- [SUPPLIED DATA]:

#####

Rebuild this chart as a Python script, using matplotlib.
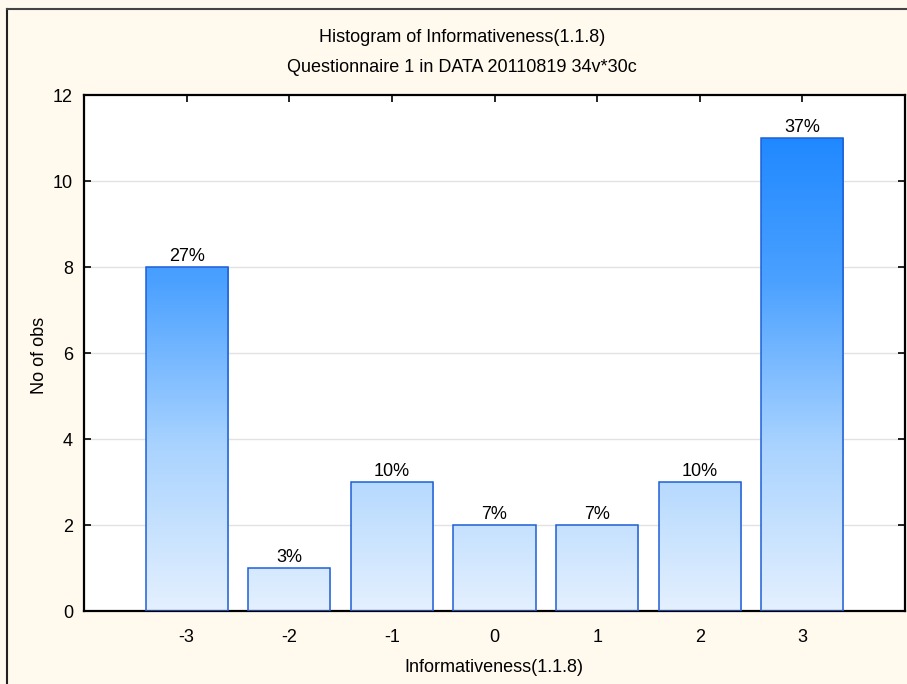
import numpy as np
import matplotlib
matplotlib.use("Agg")
import matplotlib.pyplot as plt
from matplotlib.colors import LinearSegmentedColormap
from matplotlib.patches import Rectangle

categories = [-3, -2, -1, 0, 1, 2, 3]
counts = [8, 1, 3, 2, 2, 3, 11]
tick_labels = ["-3", "-2", "-1", "0", "1", "2", "3"]
y_ticks = [0, 2, 4, 6, 8, 10, 12]

title_main = "Histogram of Informativeness(1.1.8)"
title_sub = "Questionnaire 1 in DATA 20110819 34v*30c"
x_title = "Informativeness(1.1.8)"
y_title = "No of obs"

plt.rcParams["font.family"] = ["Liberation Sans", "DejaVu Sans"]

total = sum(counts)
fig = plt.figure(figsize=(9.07, 6.84), dpi=100, facecolor="#FFF9EE")
ax = fig.add_axes([84 / 907, 1 - 611 / 684, (905 - 84) / 907, (611 - 95) / 684])
ax.set_facecolor("white")

ax.set_xlim(-4, 4)
ax.set_ylim(0, 12)

# horizontal grid
for yv in y_ticks[1:-1]:
    ax.axhline(yv, color="#E2E2E2", lw=1, zorder=0)

# vertical gradient fill, darker with height
cmap = LinearSegmentedColormap.from_list(
    "bars", ["#E4F0FE", "#A9D3FF", "#4BA1FF", "#1A85FF"])
grad = np.linspace(0, 1, 256).reshape(-1, 1)
width = 0.8
for x, c in zip(categories, counts):
    x0 = x - width / 2
    im = ax.imshow(grad, extent=[x0, x0 + width, 0, 11.5], origin="lower",
                   cmap=cmap, aspect="auto", zorder=2, interpolation="bilinear")
    rect = Rectangle((x0, 0), width, c, facecolor="none",
                     edgecolor="#1F5FD6", lw=1.1, zorder=3)
    ax.add_patch(rect)
    im.set_clip_path(rect)
    pct = int(round(100 * c / total))
    ax.text(x, c + 0.05, f"{pct}%", ha="center", va="bottom",
            fontsize=13, color="black", zorder=4)

ax.set_xlim(-4, 4)
ax.set_ylim(0, 12)
ax.set_xticks(categories)
ax.set_xticklabels(tick_labels)
ax.set_yticks(y_ticks)
ax.tick_params(direction="in", length=5, width=1.2, labelsize=13,
               top=True, right=True, pad=13)
ax.tick_params(axis="y", pad=8)
for s in ax.spines.values():
    s.set_linewidth(1.6)
    s.set_color("black")

fig.text(462 / 907, 1 - 38 / 684, title_main, ha="center", va="center", fontsize=13)
fig.text(462 / 907, 1 - 68 / 684, title_sub, ha="center", va="center", fontsize=13)
fig.text(494 / 907, 1 - 667 / 684, x_title, ha="center", va="center", fontsize=13)
fig.text(40 / 907, 1 - 355 / 684, y_title, ha="center", va="center",
         rotation=90, fontsize=13)

# window frame
fig.add_artist(plt.Line2D([7 / 907, 7 / 907], [0, 1 - 9 / 684],
                          transform=fig.transFigure, color="#222222", lw=1.5))
fig.add_artist(plt.Line2D([7 / 907, 1], [1 - 9 / 684, 1 - 9 / 684],
                          transform=fig.transFigure, color="#444444", lw=1.5))

fig.savefig("out.png", dpi=100, facecolor=fig.get_facecolor())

#####

- [EXERCISE DETAILS]:
Extract each line from the listing that holds the word "matplotlib".

- [SOLUTION TO THIS EXERCISE]:
Rebuild this chart as a Python script, using matplotlib.
import matplotlib
matplotlib.use("Agg")
import matplotlib.pyplot as plt
from matplotlib.colors import LinearSegmentedColormap
from matplotlib.patches import Rectangle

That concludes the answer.